▸ WHAT IS REQUIRED
Write out the entries below once more, exactly, with the pictures left out.

+++++

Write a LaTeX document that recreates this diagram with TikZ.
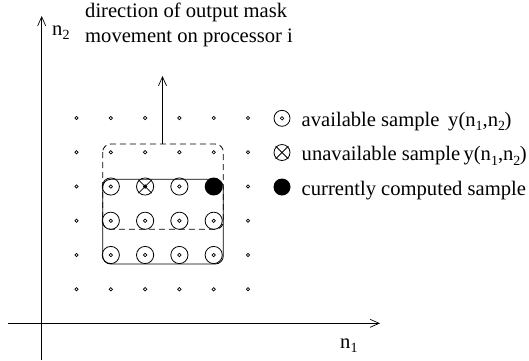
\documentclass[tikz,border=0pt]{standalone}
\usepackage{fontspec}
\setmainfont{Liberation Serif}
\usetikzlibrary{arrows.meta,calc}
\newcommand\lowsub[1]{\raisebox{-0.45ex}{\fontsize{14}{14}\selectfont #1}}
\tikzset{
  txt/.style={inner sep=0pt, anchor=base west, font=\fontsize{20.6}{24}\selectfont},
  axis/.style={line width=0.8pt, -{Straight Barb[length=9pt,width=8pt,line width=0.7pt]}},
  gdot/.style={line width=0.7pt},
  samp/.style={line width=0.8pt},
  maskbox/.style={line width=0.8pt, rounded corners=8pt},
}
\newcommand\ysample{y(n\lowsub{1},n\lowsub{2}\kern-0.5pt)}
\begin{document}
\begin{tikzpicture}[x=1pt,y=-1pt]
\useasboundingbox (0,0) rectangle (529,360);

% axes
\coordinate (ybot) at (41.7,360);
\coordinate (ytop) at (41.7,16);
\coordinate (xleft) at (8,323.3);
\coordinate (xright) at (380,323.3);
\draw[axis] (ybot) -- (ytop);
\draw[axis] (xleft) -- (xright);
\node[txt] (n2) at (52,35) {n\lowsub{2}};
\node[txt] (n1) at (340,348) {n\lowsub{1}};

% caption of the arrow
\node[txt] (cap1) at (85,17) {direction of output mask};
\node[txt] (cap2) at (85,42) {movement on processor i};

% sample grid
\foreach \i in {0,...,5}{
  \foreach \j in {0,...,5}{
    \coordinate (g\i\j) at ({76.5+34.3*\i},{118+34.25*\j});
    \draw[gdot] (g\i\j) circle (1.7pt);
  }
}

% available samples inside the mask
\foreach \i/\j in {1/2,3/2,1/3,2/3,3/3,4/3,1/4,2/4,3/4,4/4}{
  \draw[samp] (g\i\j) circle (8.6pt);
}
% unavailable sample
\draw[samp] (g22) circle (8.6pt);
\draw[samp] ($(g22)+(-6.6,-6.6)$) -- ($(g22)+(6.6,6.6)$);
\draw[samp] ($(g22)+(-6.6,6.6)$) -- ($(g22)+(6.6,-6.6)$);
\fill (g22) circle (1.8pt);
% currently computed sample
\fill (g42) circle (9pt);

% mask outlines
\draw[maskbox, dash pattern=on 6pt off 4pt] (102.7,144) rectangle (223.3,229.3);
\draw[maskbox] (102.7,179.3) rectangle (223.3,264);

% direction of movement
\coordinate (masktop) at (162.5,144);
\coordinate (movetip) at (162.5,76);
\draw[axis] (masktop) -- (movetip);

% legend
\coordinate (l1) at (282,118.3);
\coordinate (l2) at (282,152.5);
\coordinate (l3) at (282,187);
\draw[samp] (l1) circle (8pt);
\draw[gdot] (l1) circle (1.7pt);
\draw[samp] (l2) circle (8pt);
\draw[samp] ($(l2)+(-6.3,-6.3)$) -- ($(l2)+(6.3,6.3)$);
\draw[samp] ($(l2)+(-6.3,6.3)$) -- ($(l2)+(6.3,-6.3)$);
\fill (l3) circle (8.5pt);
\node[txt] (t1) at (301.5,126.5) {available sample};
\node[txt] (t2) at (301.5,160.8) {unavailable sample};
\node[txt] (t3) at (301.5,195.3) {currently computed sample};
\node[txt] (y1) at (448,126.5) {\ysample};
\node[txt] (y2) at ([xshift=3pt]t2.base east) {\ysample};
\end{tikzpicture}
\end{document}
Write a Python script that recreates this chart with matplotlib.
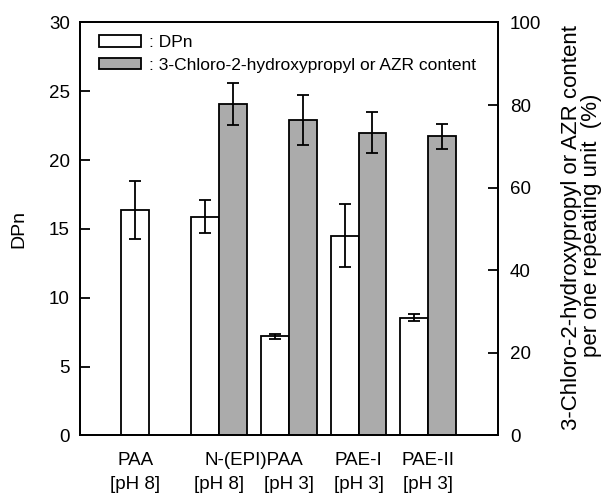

+++++

▸ SOLUTION FOR THIS TASK
Write a LaTeX document that recreates this diagram with TikZ.
\documentclass[tikz,border=0pt]{standalone}
\usepackage{fontspec}
\setmainfont{Liberation Serif}
\usetikzlibrary{arrows.meta,calc}
\newcommand\lowsub[1]{\raisebox{-0.45ex}{\fontsize{14}{14}\selectfont #1}}
\tikzset{
  txt/.style={inner sep=0pt, anchor=base west, font=\fontsize{20.6}{24}\selectfont},
  axis/.style={line width=0.8pt, -{Straight Barb[length=9pt,width=8pt,line width=0.7pt]}},
  gdot/.style={line width=0.7pt},
  samp/.style={line width=0.8pt},
  maskbox/.style={line width=0.8pt, rounded corners=8pt},
}
\newcommand\ysample{y(n\lowsub{1},n\lowsub{2}\kern-0.5pt)}
\begin{document}
\begin{tikzpicture}[x=1pt,y=-1pt]
\useasboundingbox (0,0) rectangle (529,360);

% axes
\coordinate (ybot) at (41.7,360);
\coordinate (ytop) at (41.7,16);
\coordinate (xleft) at (8,323.3);
\coordinate (xright) at (380,323.3);
\draw[axis] (ybot) -- (ytop);
\draw[axis] (xleft) -- (xright);
\node[txt] (n2) at (52,35) {n\lowsub{2}};
\node[txt] (n1) at (340,348) {n\lowsub{1}};

% caption of the arrow
\node[txt] (cap1) at (85,17) {direction of output mask};
\node[txt] (cap2) at (85,42) {movement on processor i};

% sample grid
\foreach \i in {0,...,5}{
  \foreach \j in {0,...,5}{
    \coordinate (g\i\j) at ({76.5+34.3*\i},{118+34.25*\j});
    \draw[gdot] (g\i\j) circle (1.7pt);
  }
}

% available samples inside the mask
\foreach \i/\j in {1/2,3/2,1/3,2/3,3/3,4/3,1/4,2/4,3/4,4/4}{
  \draw[samp] (g\i\j) circle (8.6pt);
}
% unavailable sample
\draw[samp] (g22) circle (8.6pt);
\draw[samp] ($(g22)+(-6.6,-6.6)$) -- ($(g22)+(6.6,6.6)$);
\draw[samp] ($(g22)+(-6.6,6.6)$) -- ($(g22)+(6.6,-6.6)$);
\fill (g22) circle (1.8pt);
% currently computed sample
\fill (g42) circle (9pt);

% mask outlines
\draw[maskbox, dash pattern=on 6pt off 4pt] (102.7,144) rectangle (223.3,229.3);
\draw[maskbox] (102.7,179.3) rectangle (223.3,264);

% direction of movement
\coordinate (masktop) at (162.5,144);
\coordinate (movetip) at (162.5,76);
\draw[axis] (masktop) -- (movetip);

% legend
\coordinate (l1) at (282,118.3);
\coordinate (l2) at (282,152.5);
\coordinate (l3) at (282,187);
\draw[samp] (l1) circle (8pt);
\draw[gdot] (l1) circle (1.7pt);
\draw[samp] (l2) circle (8pt);
\draw[samp] ($(l2)+(-6.3,-6.3)$) -- ($(l2)+(6.3,6.3)$);
\draw[samp] ($(l2)+(-6.3,6.3)$) -- ($(l2)+(6.3,-6.3)$);
\fill (l3) circle (8.5pt);
\node[txt] (t1) at (301.5,126.5) {available sample};
\node[txt] (t2) at (301.5,160.8) {unavailable sample};
\node[txt] (t3) at (301.5,195.3) {currently computed sample};
\node[txt] (y1) at (448,126.5) {\ysample};
\node[txt] (y2) at ([xshift=3pt]t2.base east) {\ysample};
\end{tikzpicture}
\end{document}
Write a Python script that recreates this chart with matplotlib.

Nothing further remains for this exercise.